Ludacris—"Party Girls feat. Jeremih, Cashmere Cat, Wiz Khalifa (Sinjin Hawke Remix)"

Wenn man Kanye mag, dann muss man auch nicht weit nach Sinjin Hawke suchen. Wie Cashmere Cat hat er seine ersten Schritte auch beim Label Pelican Fly gemacht. Sein letzter Streich war das von ihm koproduzierte "Wolves" auf The Life Of Pablo. Solo ist er mit seinem eigenen Label Fractal Fantasy, das er mit der österreichischen Produzentin und seiner Freundin Zora Jones von Barcelona aus betreibt und Kooperationen mit Just Blaze oder MikeQ auch sehr aktiv.

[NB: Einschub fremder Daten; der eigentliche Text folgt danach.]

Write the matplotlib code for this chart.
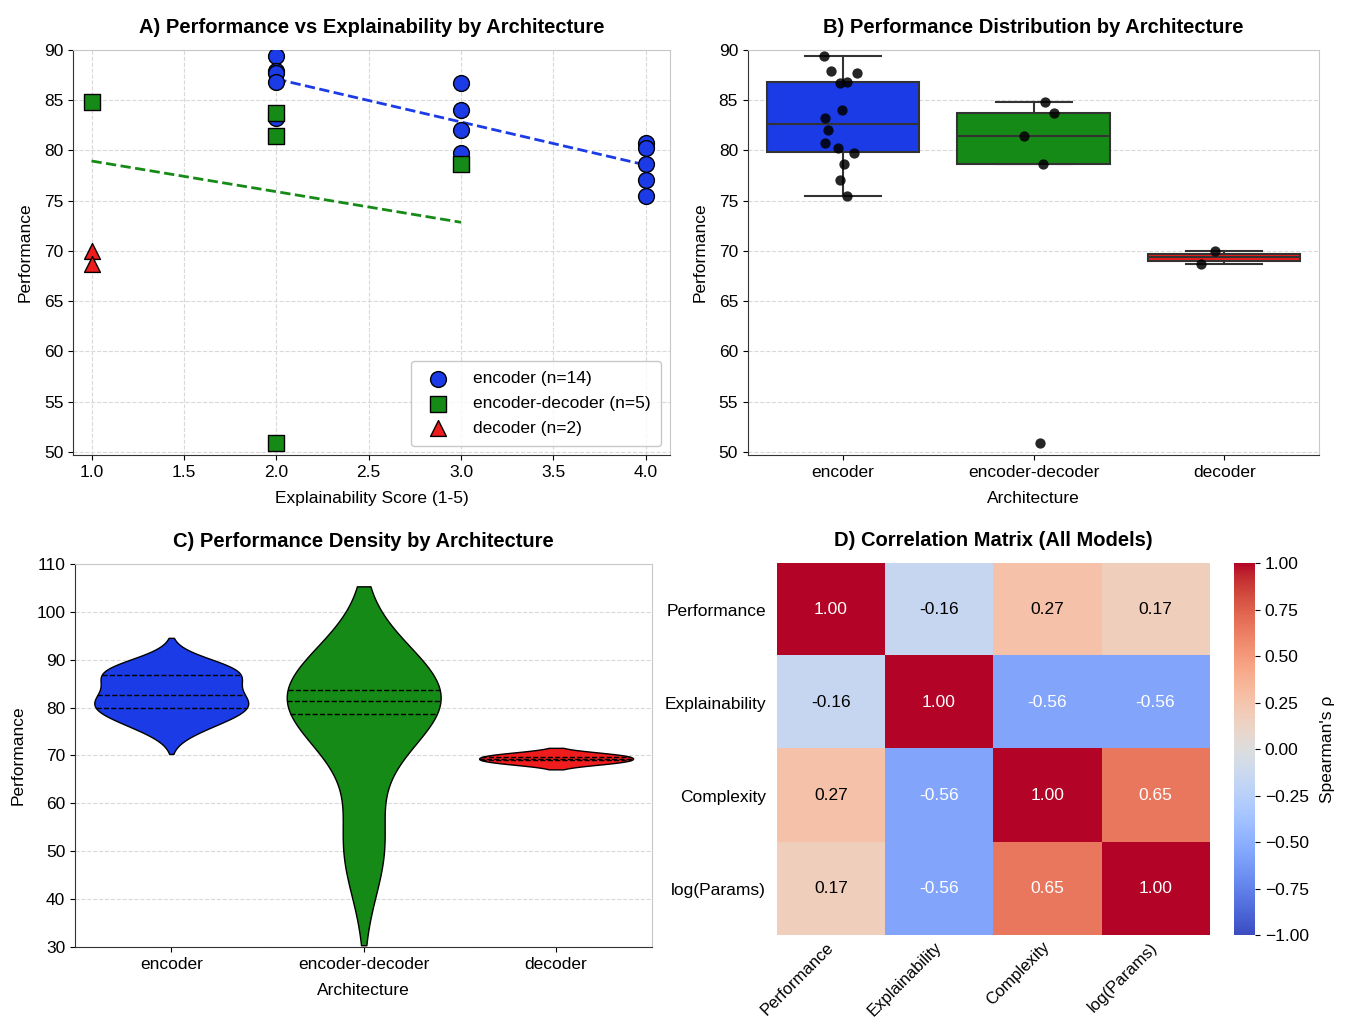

"Grundsätzlich verschwimmen die Grenzen immer mehr. Früher wäre Panda von Desiigner auch kein Chart-Hit geworden.", sagt Max zu der Entwicklung von Popmusik. Der Pop-Industrie und ihrer unsympathischen Arbeitsweise kann man durchaus kritisch gegenüber stehen. Dass sie sich aber vollkommen abschottet und nur Einheitsbrei produziert, kann man fairerweise nicht so stehen lassen. Die zunehmende Experimentierfreudigkeit der Industrie erklärt sich Jakob so: "Das ist für mich auf zwei Faktoren zurückzuführen. Erstens auf die größere Schwierigkeit am musikalischen Zeitgeist zu bleiben, was zum Rückgriff auf die aktuellen Innovators führt. Zweitens wohl auch ein finanzieller Faktor, da unbekanntere und unetablierte Producer sicher billiger sind als etablierte Hitschreiber." Solange Popstars dafür sorgen, dass innovative Künstler durch Engagements gefördert werden, können die Biebers und Madonnas dieser Welt so viel Trash produzieren, wie sie wollen. Hauptsache es gibt genug Sinjins und Sophies, damit ich kein Radio hören muss.